Общие положения Юрчака подтверждает Н. Г. Кривуля, которая в своей книге «Лабиринты анимации» показывает, как в советской мультипликации 1960-1980-х годов существующие в советской культуре оппозиции подвергались существенной трансформации. В период «оттепели», доказывает Кривуля, в советский культурный монолит впервые (после 1920-х годов) проникает ощущение коммуникационной свободы, происходит включение диалогических форм в монологическую речь и даже возникает влияние первых на вторую.

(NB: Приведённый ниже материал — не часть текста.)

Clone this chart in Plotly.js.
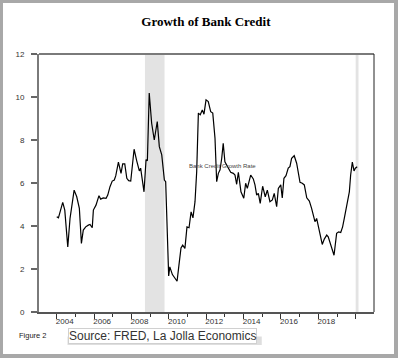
<!DOCTYPE html>
<html>
<head>
<meta charset="utf-8">
<script src="https://cdn.plot.ly/plotly-3.0.1.min.js"></script>
<style>
  html, body { margin: 0; padding: 0; width: 398px; height: 358px; background: #a8a8a8; overflow: hidden; }
  #chart { position: absolute; left: 3px; top: 3px; width: 391px; height: 351px; background: #ffffff; }
</style>
</head>
<body>
<div id="chart"></div>
<script>
// Decimal-year positions and growth rate (%)
const years = [
  2004.00, 2004.09, 2004.32, 2004.43, 2004.59, 2004.71, 2004.93, 2005.07, 2005.21, 2005.32,
  2005.42, 2005.55, 2005.69, 2005.78, 2005.90, 2005.96, 2006.10, 2006.26, 2006.35, 2006.49,
  2006.64, 2006.73, 2006.85, 2006.97, 2007.08, 2007.16, 2007.30, 2007.44, 2007.53, 2007.64,
  2007.75, 2007.85, 2007.96, 2008.14, 2008.28, 2008.42, 2008.49, 2008.58, 2008.67, 2008.78,
  2008.85, 2008.95, 2009.08, 2009.22, 2009.38, 2009.49, 2009.62, 2009.76, 2009.83, 2009.99,
  2010.05, 2010.19, 2010.44, 2010.54, 2010.65, 2010.74, 2010.86, 2010.97, 2011.08, 2011.19,
  2011.29, 2011.40, 2011.49, 2011.58, 2011.68, 2011.79, 2011.88, 2011.99, 2012.11, 2012.24,
  2012.35, 2012.47, 2012.56, 2012.65, 2012.74, 2012.83, 2012.91, 2013.00, 2013.18, 2013.31,
  2013.45, 2013.54, 2013.63, 2013.72, 2013.86, 2014.01, 2014.11, 2014.20, 2014.38, 2014.52,
  2014.61, 2014.70, 2014.79, 2014.89, 2015.02, 2015.16, 2015.27, 2015.41, 2015.54, 2015.64,
  2015.77, 2015.86, 2015.99, 2016.07, 2016.16, 2016.27, 2016.39, 2016.48, 2016.57, 2016.71,
  2016.84, 2016.93, 2017.02, 2017.14, 2017.25, 2017.38, 2017.52, 2017.64, 2017.73, 2017.82,
  2017.91, 2018.00, 2018.09, 2018.21, 2018.32, 2018.45, 2018.53, 2018.68, 2018.84, 2018.98,
  2019.09, 2019.20, 2019.30, 2019.39, 2019.48, 2019.60, 2019.66, 2019.73, 2019.82, 2019.91,
  2019.98, 2020.08
];
const growthRate = [
  4.43, 4.38, 5.10, 4.74, 3.03, 4.35, 5.67, 5.36, 4.82, 3.19,
  3.81, 3.96, 4.04, 4.07, 3.92, 4.74, 4.97, 5.41, 5.25, 5.31,
  5.29, 5.44, 5.83, 6.09, 6.14, 6.34, 6.97, 6.45, 6.89, 6.89,
  6.22, 6.11, 6.09, 7.57, 7.03, 6.56, 6.69, 5.99, 5.59, 7.09,
  7.03, 10.18, 8.78, 8.00, 8.86, 7.69, 7.31, 6.14, 6.06, 1.68,
  2.10, 1.74, 1.43, 2.18, 2.98, 3.11, 2.96, 3.96, 3.92, 4.66,
  4.38, 5.13, 6.53, 9.25, 9.17, 9.40, 9.20, 9.87, 9.79, 9.32,
  9.25, 8.08, 6.06, 6.45, 6.61, 7.15, 7.85, 6.99, 6.69, 6.50,
  6.45, 6.37, 5.94, 6.50, 5.59, 5.29, 5.99, 5.75, 6.37, 6.19,
  5.91, 5.44, 5.52, 5.05, 5.85, 5.36, 5.67, 5.13, 5.21, 5.52,
  4.90, 5.75, 5.91, 5.31, 6.22, 6.34, 6.69, 6.76, 7.15, 7.27,
  6.92, 6.37, 6.03, 5.99, 5.91, 5.31, 5.16, 4.82, 4.43, 4.20,
  4.35, 3.96, 3.61, 3.14, 3.39, 3.58, 3.50, 3.11, 2.64, 3.66,
  3.73, 3.70, 3.96, 4.35, 4.74, 5.21, 5.59, 6.37, 6.97, 6.56,
  6.69, 6.76
];
// Shaded periods (decimal years)
const shadeStart = [2008.72, 2020.00];
const shadeEnd   = [2009.77, 2020.15];
// Axis ticks
const xTickVals  = [2004, 2006, 2008, 2010, 2012, 2014, 2016, 2018, 2020];
const xTickText  = ['2004', '2006', '2008', '2010', '2012', '2014', '2016', '2018', ''];
const yTickVals  = [0, 2, 4, 6, 8, 10, 12];
const seriesName = 'Bank Credit Growth Rate';
const chartTitle = 'Growth of Bank Credit';
const figureLabel = 'Figure 2';
const sourceText = 'Source: FRED, La Jolla Economics';

const sansFont = 'Liberation Sans, Arial, sans-serif';

const shapes = shadeStart.map((s, i) => ({
  type: 'rect', xref: 'x', yref: 'paper', x0: s, x1: shadeEnd[i], y0: 0, y1: 1,
  fillcolor: '#e3e3e3', line: { width: 0 }, layer: 'below'
}));
// frame: top (gray) and right (black)
shapes.push({ type: 'line', xref: 'paper', yref: 'paper', x0: 0, x1: 1, y0: 1, y1: 1,
  line: { color: '#7a7a7a', width: 2 } });
shapes.push({ type: 'line', xref: 'paper', yref: 'paper', x0: 1, x1: 1, y0: 0, y1: 1,
  line: { color: '#222222', width: 1 } });
// soft shadow under the source box
shapes.push({ type: 'rect', xref: 'paper', yref: 'paper',
  x0: 0.085, x1: 0.665, y0: -0.128, y1: -0.095,
  fillcolor: 'rgba(0,0,0,0.13)', line: { width: 0 }, layer: 'above' });

const trace = {
  x: years, y: growthRate, type: 'scatter', mode: 'lines', name: seriesName,
  line: { color: '#000000', width: 1.2 }, hoverinfo: 'skip'
};

const layout = {
  width: 391, height: 351,
  margin: { l: 36, r: 20, t: 51, b: 42, pad: 0 },
  paper_bgcolor: '#ffffff', plot_bgcolor: '#ffffff',
  showlegend: false,
  title: {
    text: '<b>' + chartTitle + '</b>',
    font: { family: 'Liberation Serif, Times New Roman, serif', size: 13, color: '#000' },
    xref: 'container', x: 0.519, xanchor: 'center',
    yref: 'container', y: 0.947, yanchor: 'middle'
  },
  xaxis: {
    range: [2003.05, 2020.98], showgrid: false, zeroline: false,
    showline: true, linecolor: '#555555', linewidth: 1.5,
    tickmode: 'array', tickvals: xTickVals, ticktext: xTickText,
    ticks: 'outside', ticklen: 5, tickwidth: 1, tickcolor: '#333',
    ticklabelshift: 8, ticklabelstandoff: -4,
    minor: { dtick: 1, tick0: 2003, ticks: 'outside', ticklen: 3, tickwidth: 1, tickcolor: '#333', showgrid: false },
    tickfont: { family: sansFont, size: 8, color: '#333' }
  },
  yaxis: {
    range: [0, 12], showgrid: false, zeroline: false,
    showline: true, linecolor: '#7a7a7a', linewidth: 2,
    tickmode: 'array', tickvals: yTickVals,
    ticks: 'outside', ticklen: 6, tickwidth: 1.5, tickcolor: '#666',
    ticklabelstandoff: 5,
    tickfont: { family: sansFont, size: 8, color: '#333' }
  },
  shapes: shapes,
  annotations: [
    { x: 2012.87, y: 6.79, xref: 'x', yref: 'y', text: seriesName, showarrow: false,
      font: { family: sansFont, size: 6, color: '#444' } },
    { x: -0.066, y: -0.0904, xref: 'paper', yref: 'paper', xanchor: 'left', yanchor: 'middle',
      text: figureLabel, showarrow: false, font: { family: sansFont, size: 7.5, color: '#222' } },
    { x: 0.370, y: -0.093, xref: 'paper', yref: 'paper', xanchor: 'center', yanchor: 'middle',
      text: sourceText, showarrow: false, bgcolor: '#ffffff', bordercolor: '#d0d0d0', borderwidth: 1, borderpad: 0,
      font: { family: sansFont, size: 12, color: '#333' } }
  ]
};

Plotly.newPlot('chart', [trace], layout, { staticPlot: true, displayModeBar: false });
</script>
</body>
</html>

Наличие диалога как наличие второго лица, отличного от «Я», создавало условия для внесения различия в существующее единообразие. <…> Формирующееся «Я» на основе внесенного различия было непохожим, отличным от «Я» власти. Поэтому присутствие «Другого Я», возникающего на основе различия, приводило к разрушению целостной структуры миропорядка и способствовало формированию иного образа (модели) мира. Этот мир как мир «Другого», второго лица, становился «неофициальным», оппозиционным по отношению к существующей тоталитарной системе, так как ее сущность составляло единое «Я», уничтожающее всякое различие. [515]
Присутствие «Другого Я», отличного от «Я» власти, приводит к разрушению монологической речи; на фоне рассыпания «коммунального» миропорядка развивается индивидуализация сознания и быта, «целое начинает распадаться на отдельные „атомы“» [516].

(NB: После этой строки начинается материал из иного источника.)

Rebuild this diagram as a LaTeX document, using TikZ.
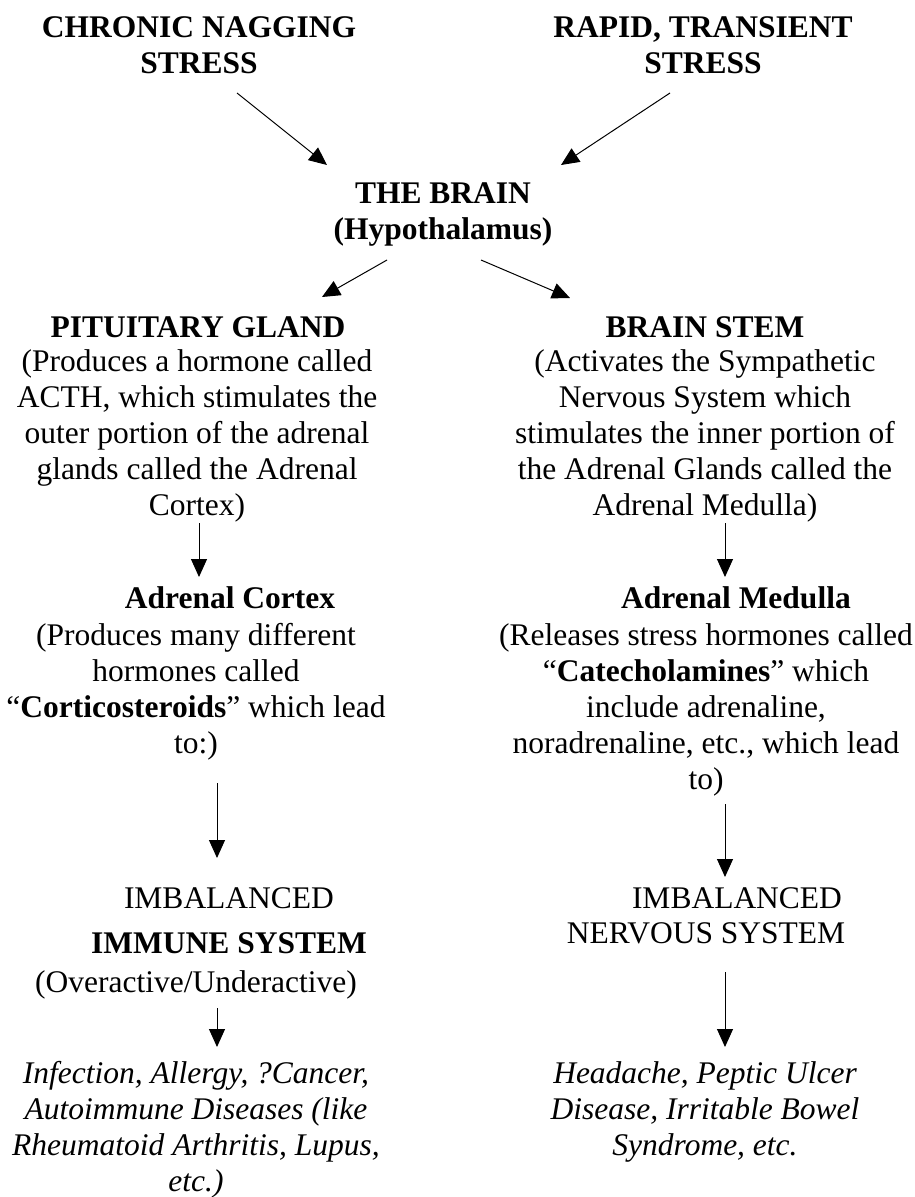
\documentclass[tikz,border=0pt]{standalone}
\usepackage{fontspec}
\setmainfont{Liberation Serif}
\usepackage{tikz}
\usetikzlibrary{arrows.meta}
\tikzset{
  txtnode/.style={inner sep=0pt, align=center, font=\fontsize{31.5}{36}\selectfont},
  headnode/.style={txtnode, font=\fontsize{31.5}{36}\selectfont\bfseries},
  illnode/.style={txtnode, font=\fontsize{31.5}{36}\selectfont\itshape},
  sarrow/.style={-{Triangle[width=16pt,length=18pt]}, line width=1pt, black},
}

\begin{document}
\begin{tikzpicture}[x=1pt, y=-1pt]
  \useasboundingbox[fill=white] (0,0) rectangle (914,1197);
  % stressors
  \node[headnode] (chronic) at (199,45.5) {CHRONIC NAGGING\\STRESS};
  \node[headnode] (rapid) at (703,45.5) {RAPID, TRANSIENT\\STRESS};
  \node[headnode] (brain) at (443,214) {THE BRAIN\\(Hypothalamus)};
  % left branch
  \node[headnode] (pitgland) at (198,327) {PITUITARY GLAND};
  \node[txtnode] (pitnote) at (197,435.5) {(Produces a hormone called\\ACTH, which stimulates the\\outer portion of the adrenal\\glands called the Adrenal\\Cortex)};
  \node[headnode] (cortex) at (230,598) {Adrenal Cortex};
  \node[txtnode] (cortexnote) at (196,692) {(Produces many different\\hormones called\\“\textbf{Corticosteroids}” which lead\\to:)};
  \node[txtnode] (immune) at (229,920.5) {IMBALANCED\\[9pt]\textbf{IMMUNE SYSTEM}};
  \node[txtnode] (immnote) at (196,985) {(Overactive/Underactive)};
  \node[illnode] (infect) at (196,1130) {Infection, Allergy, ?Cancer,\\Autoimmune Diseases (like\\Rheumatoid Arthritis, Lupus,\\etc.)};
  % right branch
  \node[headnode] (stem) at (705,327) {BRAIN STEM};
  \node[txtnode] (stemnote) at (705,435.5) {(Activates the Sympathetic\\Nervous System which\\stimulates the inner portion of\\the Adrenal Glands called the\\Adrenal Medulla)};
  \node[headnode] (medulla) at (736,598) {Adrenal Medulla};
  \node[txtnode] (medullanote) at (706,709.5) {(Releases stress hormones called\\“\textbf{Catecholamines}” which\\include adrenaline,\\noradrenaline, etc., which lead\\to)};
  \node[txtnode] (imbal) at (737,898) {IMBALANCED};
  \node[txtnode] (nervous) at (706,933) {NERVOUS SYSTEM};
  \node[illnode] (headache) at (705,1112) {Headache, Peptic Ulcer\\Disease, Irritable Bowel\\Syndrome, etc.};
  % connectors
  \foreach \a/\ax/\ay/\b/\bx/\by in {
      chronic/38/-47.5/brain/-116/49, rapid/-33/-47.5/brain/118/49,
      brain/-56/-46/pitgland/124/30, brain/38/-46/stem/-135/29,
      pitnote/2/-87.5/cortex/-31/21, stemnote/20/-87.5/medulla/-11/21,
      cortexnote/21/-91/immune/-12/62.5, medullanote/19/-94.5/imbal/-12/21,
      immnote/21/-23/infect/21/83, nervous/19/-39/headache/20/65}
    \draw[sarrow] ([xshift=\ax pt, yshift=\ay pt]\a.center) -- ([xshift=\bx pt, yshift=\by pt]\b.center);
\end{tikzpicture}
\end{document}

Что же касается «застоя», то в это время ситуация, конечно, изменяется, но культура не возвращается к прежней монолитности. Кривуля описывает это время в истории советской мультипликации как период «внешнего спокойствия и стабильности и одновременно — внутренних сложных коллизий и противоречий, время попытки вернуться к прошлому, к некоему разрушенному за период „оттепели“ целому, собрать его осколки; и в то же время — тихого, скрытого противостояния, нежелания возврата» [517]. По мнению исследовательницы, мультфильмы «застоя» отражают новое мироощущение: «…человеку становится тяжело жить, ощущая на себе давление некой безличной силы… формирующееся осколочно-мозаичное сознание семидесятых постепенно теряет свою целостность и логичность <…> В результате выражения или представления одного через другое происходит постепенное разрушение внутренних границ между оппозициями, возникают моменты внешнего сходства» [518].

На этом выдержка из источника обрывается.